Located in the Northeastern Coast of Taiwan is Guishan Island, the only outer island with an active volcano and magnificent coastal views. In order to preserve the natural environment and beauty of this wondrous haven, the number of tourists is controlled. But with the recent growing popularity of whale watching, the island has become a must tourist attraction for mainlanders and foreigners.

The four islands, Green, Guishan, Lanyu and Penghu, because of limited transportation, have remained exclusively private, well-preserved and almost unknown to the international travel spotlight.

Situated off the Southeastern Coast of Taiwan like Green Island, Lanyu (Orchid) Island is its closest neighbor. According to scientists, Lanyu Island was raised from the sea by the accumulation of volcanic lava. The mountainous island has a moist and rainy climate covered with dense rain forest filled with a variety of plants and animals unique to the island. The island’s coral reefs combined with the perfect current makes it a paradise for fishermen and skin divers.
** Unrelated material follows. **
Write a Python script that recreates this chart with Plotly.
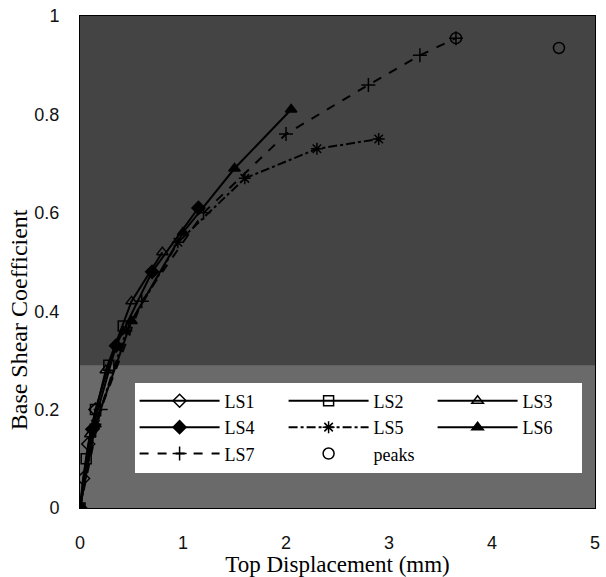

Since the island was discovered, it has been inhabited by the Yami tribe, the most primitive of Taiwan’s indigenous tribes. The main reason that the island has maintained its pristine natural beauty through time is Yami’s success to maintain their traditional culture and lifestyle, which includes a must visit tour of how they built traditional stone houses mostly underground to avoid extreme temperatures and ravages of typhoons. Other popular must see events created by the Yami tribe are The Flying Fish and Boat Launching festivals.

The Penghu archipelago is Taiwan’s largest offshore cluster of islands located in the straits that separate Taiwan from China. Penghu is made up of ninety small islands with a combined coastline that stretches more than 320 kilometers. Each season brings its own particular scenery to the islands. The landscape is characterized by basaltic rocks, coral reefs, sea-eroded formations, and beaches. The popular fishing culture and migratory birds are what makes this island unique from all other islands in the world.

"Taiwan’s outer islands have so much natural beauty, culture and treasure only unique to these individual islands that are still being kept as Asia’s best secret from our international travelers," said Trust Lin, Director of Taiwan Tourism Bureau Los Angeles. "By introducing our outer islands, we hope more international travelers seeking for unique places to explore will select our islands as their next new adventure."